- Problem description -
Print, word for word, every line from the beginning of the listing up to and including the line with "plt.rcParams['font.family'] = ['Liberation". Pictures are to be excluded.

— START Collected material —

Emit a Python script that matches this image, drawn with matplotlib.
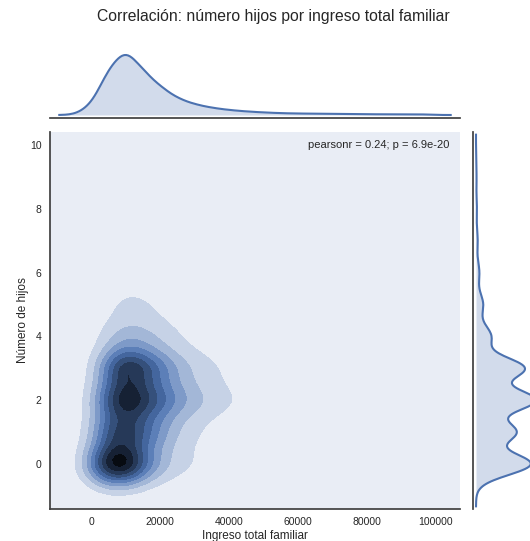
import colorsys
import numpy as np
import matplotlib
matplotlib.use("Agg")
import matplotlib.pyplot as plt
import matplotlib.colors as mcolors

plt.rcParams['font.family'] = ['Liberation Sans', 'DejaVu Sans']

titulo = "Correlación: número hijos por ingreso total familiar"
etiqueta_x = "Ingreso total familiar"
etiqueta_y = "Número de hijos"
texto_pearson = "pearsonr = 0.24; p = 6.9e-20"

# centros de los tramos de ingreso (estimados a partir de la figura)
ingresos = [0, 5000, 10000, 15000, 20000, 25000, 30000, 35000, 40000, 45000,
            50000, 55000, 60000, 65000, 70000, 75000, 80000, 85000, 90000, 95000]
hijos = [0, 1, 2, 3, 4, 5, 6, 7, 8, 9]

# número de hogares por tramo de ingreso, una lista por número de hijos
hogares_0 = [40, 140, 145, 65, 30, 16, 11, 8, 6, 5, 4, 4, 3, 3, 3, 3, 2, 2, 2, 2]
hogares_1 = [15, 80, 100, 70, 42, 20, 12, 7, 4, 3, 2, 1, 1, 1, 0, 0, 0, 0, 0, 0]
hogares_2 = [12, 80, 128, 95, 70, 45, 30, 20, 13, 9, 7, 5, 4, 3, 3, 3, 3, 2, 2, 2]
hogares_3 = [5, 58, 125, 87, 58, 32, 20, 13, 9, 6, 5, 4, 3, 3, 2, 1, 1, 2, 1, 2]
hogares_4 = [2, 18, 32, 28, 19, 11, 7, 5, 4, 3, 2, 1, 1, 1, 1, 0, 0, 0, 0, 0]
hogares_5 = [1, 8, 16, 13, 9, 6, 4, 3, 2, 1, 1, 0, 0, 0, 0, 0, 0, 0, 0, 0]
hogares_6 = [1, 3, 7, 6, 4, 3, 2, 2, 1, 1, 0, 0, 0, 0, 0, 0, 0, 0, 0, 0]
hogares_7 = [0, 1, 3, 3, 2, 2, 1, 1, 1, 1, 0, 0, 0, 0, 0, 0, 0, 0, 0, 0]
hogares_8 = [0, 1, 2, 1, 1, 1, 1, 0, 1, 0, 0, 0, 0, 0, 0, 0, 0, 0, 0, 0]
hogares_9 = [0, 0, 1, 1, 1, 1, 0, 0, 0, 0, 0, 0, 0, 0, 0, 0, 0, 0, 0, 1]

# anchos de banda y cortes (conjunta y marginales)
bw_conj = (4000, 0.47)
corte_conj = (3, 3)
bw_marg = (3100, 0.34)
corte_marg = (3, 3.9)
n_niveles = 10

color = "#4C72B0"
texto = '#262626'

tabla = np.array([hogares_0, hogares_1, hogares_2, hogares_3, hogares_4,
                  hogares_5, hogares_6, hogares_7, hogares_8, hogares_9], float)
xs = np.array(ingresos, float)
ys = np.array(hijos, float)
px, py = np.meshgrid(xs, ys)
px, py, pw = px.ravel(), py.ravel(), tabla.ravel()


def kde_1d(grid, valores, pesos, bw):
    d = (grid[:, None] - valores[None, :]) / bw
    return (np.exp(-0.5 * d ** 2) * pesos).sum(1) / (pesos.sum() * bw * np.sqrt(2 * np.pi))


def kde_2d(gx, gy, bx, by):
    kx = np.exp(-0.5 * ((gx[:, None] - px[None, :]) / bx) ** 2)
    ky = np.exp(-0.5 * ((gy[:, None] - py[None, :]) / by) ** 2)
    return (ky * pw) @ kx.T / (pw.sum() * bx * by * 2 * np.pi)


gx = np.linspace(xs.min() - corte_conj[0] * bw_conj[0],
                 xs.max() + corte_conj[0] * bw_conj[0], 100)
gy = np.linspace(ys.min() - corte_conj[1] * bw_conj[1],
                 ys.max() + corte_conj[1] * bw_conj[1], 100)
z = kde_2d(gx, gy, *bw_conj)
paso = z.max() / 9.4
niveles = paso * np.arange(n_niveles + 1)

h, l, s = colorsys.rgb_to_hls(*mcolors.to_rgb(color))
cmap = mcolors.LinearSegmentedColormap.from_list(
    "azul", [colorsys.hls_to_rgb(h, li, s) for li in np.linspace(1, 0, 12)])
norma = mcolors.Normalize(vmin=-0.15 * paso, vmax=niveles[-1])

fig = plt.figure(figsize=(5.30, 5.41), dpi=100)
W, H = 530, 541
ax = fig.add_axes([50 / W, 1 - 509 / H, 410 / W, 377 / H])
ax_top = fig.add_axes([50 / W, 1 - 118 / H, 410 / W, 66 / H], sharex=ax)
ax_der = fig.add_axes([473 / W, 1 - 509 / H, 66 / W, 377 / H], sharey=ax)

ax.contourf(gx, gy, z, levels=niveles, cmap=cmap, norm=norma)
ax.set_xlim(gx[0], gx[-1])
ax.set_ylim(gy[0], gy[-1])
ax.set_xticks([0, 20000, 40000, 60000, 80000, 100000])
ax.set_yticks([0, 2, 4, 6, 8, 10])
ax.tick_params(length=0, labelsize=7.5, colors=texto, pad=6)
ax.set_xlabel(etiqueta_x, fontsize=8.5, color=texto, labelpad=2)
ax.set_ylabel(etiqueta_y, fontsize=8.5, color=texto, labelpad=1)
ax.text(0.975, 0.978, texto_pearson, transform=ax.transAxes, ha='right', va='top',
        fontsize=8, color=texto)

# marginal superior (ingreso)
mx = np.linspace(xs.min() - corte_marg[0] * bw_marg[0],
                 xs.max() + corte_marg[0] * bw_marg[0], 200)
dx = kde_1d(mx, px, pw, bw_marg[0])
ax_top.plot(mx, dx, color=color, lw=1.5)
ax_top.fill_between(mx, 0, dx, color=color, alpha=0.25, lw=0)
ax_top.set_ylim(-0.05 * dx.max(), 1.05 * dx.max())

# marginal derecha (hijos)
my = np.linspace(ys.min() - corte_marg[1] * bw_marg[1],
                 ys.max() + corte_marg[1] * bw_marg[1], 300)
dy = kde_1d(my, py, pw, bw_marg[1])
ax_der.plot(dy, my, color=color, lw=1.5)
ax_der.fill_betweenx(my, 0, dy, color=color, alpha=0.25, lw=0)
ax_der.set_xlim(-0.05 * dy.max(), 1.05 * dy.max())

for a in (ax, ax_top, ax_der):
    for sp in a.spines.values():
        sp.set_visible(False)
        sp.set_color('.25')
        sp.set_linewidth(1.25)
ax.spines['left'].set_visible(True)
ax.spines['bottom'].set_visible(True)
ax_top.spines['bottom'].set_visible(True)
ax_der.spines['left'].set_visible(True)
for a in (ax_top, ax_der):
    a.tick_params(left=False, bottom=False, labelleft=False, labelbottom=False)
    a.set_facecolor('white')

fig.text(273 / W, 1 - 17 / H, titulo, ha='center', va='center', fontsize=11.3,
         color=texto)

fig.savefig("out.png", dpi=100)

— END Collected material —

- The response -
Emit a Python script that matches this image, drawn with matplotlib.
import colorsys
import numpy as np
import matplotlib
matplotlib.use("Agg")
import matplotlib.pyplot as plt
import matplotlib.colors as mcolors

plt.rcParams['font.family'] = ['Liberation Sans', 'DejaVu Sans']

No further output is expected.